Tyson doesn't take his lessons from the Bible. Nor does he take his lessons from the Dawkins Manual on Condescending to Theists. When asked if he's an atheist, Tyson likes to say that the only "ist" he is is a "scientist." I think it's time more blacks followed Tyson's lead and, instead of looking to the Bible for answers, began looking for understanding in the realities and evidence around them. And based on what I've seen of the problems impacting the black community, from poverty to illness to violence to crushing racism, if there is a God up there watching us suffer this way, it's probably time to admit that he's not coming to save us.
What if black Americans woke up this weekend and didn't go to church or Sunday school? What if they instead took that time to enrich themselves in other ways, like talking to their families about their worries and insecurities, or reading books?

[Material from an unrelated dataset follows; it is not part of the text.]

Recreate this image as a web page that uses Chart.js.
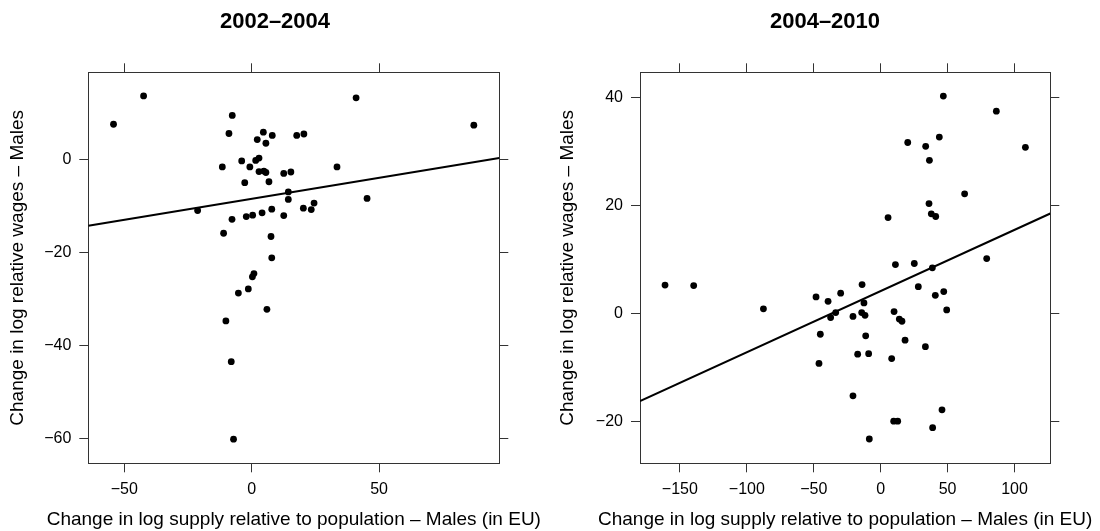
<!DOCTYPE html>
<html>
<head>
<meta charset="utf-8">
<script src="https://cdn.jsdelivr.net/npm/chart.js@4"></script>
<style>
  html, body { margin: 0; padding: 0; background: #fff; }
  #wrap { position: relative; width: 1100px; height: 531px; }
  .panel { position: absolute; top: 0; width: 550px; height: 531px; }
</style>
</head>
<body>
<div id="wrap">
  <div class="panel" style="left:0"><canvas id="left" width="550" height="531"></canvas></div>
  <div class="panel" style="left:550px"><canvas id="right" width="550" height="531"></canvas></div>
</div>
<script>
// 2002-2004 panel
const supply0204 = [-54.2, -42.4, -7.6, -8.9, 4.6, 8.1, 2.2, 5.6, 17.7, 20.5, 41.0, 87.2, -3.9, 1.6, 2.9,
  -11.5, -0.7, 2.9, 4.8, 5.6, 12.6, 15.4, 33.5, -2.7, 6.8, 14.4, 14.4, 45.3, -21.2, -7.7, -2.1, 0.4,
  4.1, 7.9, 12.6, 20.3, 23.4, 24.5, -11.0, 7.6, 7.9, 0.9, 0.3, -1.3, -5.2, 6.0, -10.1, -8.0, -7.1];
const wages0204 = [7.7, 13.8, 9.6, 5.7, 6.0, 5.3, 4.4, 3.6, 5.3, 5.6, 13.4, 7.5, -0.2, -0.1, 0.4,
  -1.5, -1.5, -2.5, -2.4, -2.7, -2.9, -2.6, -1.5, -4.9, -4.7, -6.9, -8.5, -8.3, -10.9, -12.8, -12.2, -11.9,
  -11.4, -10.6, -12.0, -10.4, -10.7, -9.3, -15.8, -16.5, -21.1, -24.5, -25.2, -27.8, -28.7, -32.2, -34.7, -43.5, -60.2];
const fit0204 = [-8.4, 0.0906];          // intercept, slope
const xTicks0204 = [-50, 0, 50];
const yTicks0204 = [-60, -40, -20, 0];
const xRange0204 = [-64.1, 97.2];
const yRange0204 = [-65.4, 18.9];

// 2004-2010 panel
const supply0410 = [-161.1, -139.7, -87.6, -48.3, -39.3, -29.9, -37.4, -33.6, -45.1, -46.1, -20.7, -13.9,
  -12.5, -14.2, -11.7, -11.2, -17.2, -9.0, -20.7, -8.5, 5.5, 11.0, 25.1, 10.0, 13.9, 15.9, 28.1, 18.2, 8.2,
  33.4, 9.7, 12.7, 38.8, 45.8, 20.2, 33.6, 43.8, 46.8, 36.4, 36.1, 37.8, 41.1, 38.6, 40.8, 47.1, 49.3,
  62.7, 79.2, 86.4, 108.1];
const wages0410 = [5.3, 5.2, 0.9, 3.1, 2.3, 3.8, -0.7, 0.2, -3.8, -9.2, -0.5, 5.4,
  2.0, 0.2, -0.3, -4.1, -7.5, -7.4, -15.2, -23.2, 17.8, 9.1, 9.3, 0.4, -1.0, -1.4, 5.0, -4.9, -8.3,
  -6.1, -19.9, -19.9, -21.1, -17.8, 31.7, 31.0, 32.7, 40.3, 28.4, 20.4, 18.5, 18.0, 8.5, 3.4, 4.1, 0.7,
  22.2, 10.2, 37.5, 30.8];
const fit0410 = [4.19, 0.1134];
const xTicks0410 = [-150, -100, -50, 0, 50, 100];
const yTicks0410 = [-20, 0, 20, 40];
const xRange0410 = [-179.8, 126.7];
const yRange0410 = [-27.7, 44.7];

const xLabel = "Change in log supply relative to population \u2013 Males (in EU)";
const yLabel = "Change in log relative wages \u2013 Males";

const FONT = '"Liberation Sans", Arial, Helvetica, sans-serif';
Chart.defaults.font.family = FONT;
Chart.defaults.color = "#000";

const fmt = (v) => (v < 0 ? "\u2212" + Math.abs(v) : String(v));

// the x title is wider than the plot, Chart.js would squeeze it, so draw it here
const xLabelPlugin = {
  id: "xLabel",
  afterDraw(chart, args, opts) {
    const { ctx, chartArea } = chart;
    ctx.save();
    ctx.font = "19px " + FONT;
    ctx.fillStyle = "#000";
    ctx.textAlign = "center";
    ctx.textBaseline = "middle";
    ctx.fillText(opts.text, (chartArea.left + chartArea.right) / 2, chart.height - 11.4);
    ctx.restore();
  }
};

function axis(pos, range, ticks, size, showLabels, titleText) {
  const horiz = pos === "top" || pos === "bottom";
  return {
    type: "linear",
    position: pos,
    min: range[0],
    max: range[1],
    afterBuildTicks: (s) => { s.ticks = ticks.map((v) => ({ value: v })); },
    grid: { drawOnChartArea: false, drawTicks: true, tickLength: 9, color: "#333", lineWidth: 1 },
    border: { display: true, color: "#333", width: 1 },
    ticks: { display: showLabels, font: { size: 16 }, padding: 8, maxRotation: 0, autoSkip: false, callback: fmt },
    title: {
      display: !!titleText,
      text: titleText || "",
      font: { size: 19 },
      padding: { top: 6.6, bottom: 0 }
    },
    afterFit: (s) => { if (horiz) s.height = size; else s.width = size; }
  };
}

function makePanel(id, title, xs, ys, fit, xTicks, yTicks, xRange, yRange, leftW, rightW) {
  const pts = xs.map((x, i) => ({ x: x, y: ys[i] }));
  const line = xRange.map((x) => ({ x: x, y: fit[0] + fit[1] * x }));
  new Chart(document.getElementById(id), {
    type: "scatter",
    data: {
      datasets: [
        { data: pts, pointRadius: 3.4, pointHoverRadius: 3.4, backgroundColor: "#000", borderWidth: 0 },
        { data: line, showLine: true, borderColor: "#000", borderWidth: 2, pointRadius: 0, fill: false }
      ]
    },
    plugins: [xLabelPlugin],
    options: {
      responsive: false,
      animation: false,
      devicePixelRatio: 1,
      layout: { padding: 0 },
      scales: {
        x: axis("bottom", xRange, xTicks, 531 - 463.3, true, null),
        x2: axis("top", xRange, xTicks, 72.3 - 35.4, false, null),
        y: axis("left", yRange, yTicks, leftW, true, yLabel),
        y2: axis("right", yRange, yTicks, rightW, false, null)
      },
      plugins: {
        legend: { display: false },
        tooltip: { enabled: false },
        xLabel: { text: xLabel },
        title: { display: true, text: title, font: { size: 22, weight: "bold" }, padding: { top: 9, bottom: 0 }, color: "#000" }
      }
    }
  });
}

makePanel("left", "2002\u20132004", supply0204, wages0204, fit0204, xTicks0204, yTicks0204, xRange0204, yRange0204, 88.3, 550 - 499.3);
makePanel("right", "2004\u20132010", supply0410, wages0410, fit0410, xTicks0410, yTicks0410, xRange0410, yRange0410, 90, 550 - 500.3);
</script>
</body>
</html>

What if the thousands of black Americans who follow Creflo Dollar, a multimillionaire megachurch pastor in command of mansions and a Rolls Royce, stopped donating their money and time to him, and instead used those resources to improve their own lives? What if they, as Tyson has done, became scientists out to explore their world in new ways? Would they get happier? Would the ones who hate gays finally be able to get over their fears? Would some of them sit at the kitchen table with their mothers and sob because the world seems so confusing and hurtful all the time? I don't know the answers to any of these questions, and perhaps they're the wrong questions to ask. But I do know that improving the black community via the church is an idea that seems to have run its course, and I'd like to move forward.
My paternal grandmother was a sweet woman with a third-grade education who spent her life working as a maid in a wealthy white factory owner's mansion. She was a Christian, and she prayed and said that God had blessed her and me and our family, and I loved her dearly. I now miss the sound of her voice.
One story my father tells about my grandmother is of the time he was standing with her in her kitchen in 1969, talking about the impending moon landing. "I just don't know how they're going to be able to do it," my grandmother said to my dad. "It seems impossible." "You don't understand, mom," my dad, who at this point had been to Vietnam, college, and law school, said. He motioned to the home around them. "The spacecraft is bigger than this entire house!" "I know that," my grandmother said. "So how's something that big going to get around all those teeny, tiny stars?"
My grandmother prayed for me until the day she died. I thank her for that, along with everything else she did for me, but I often wish she'd spent that time learning about the stars instead.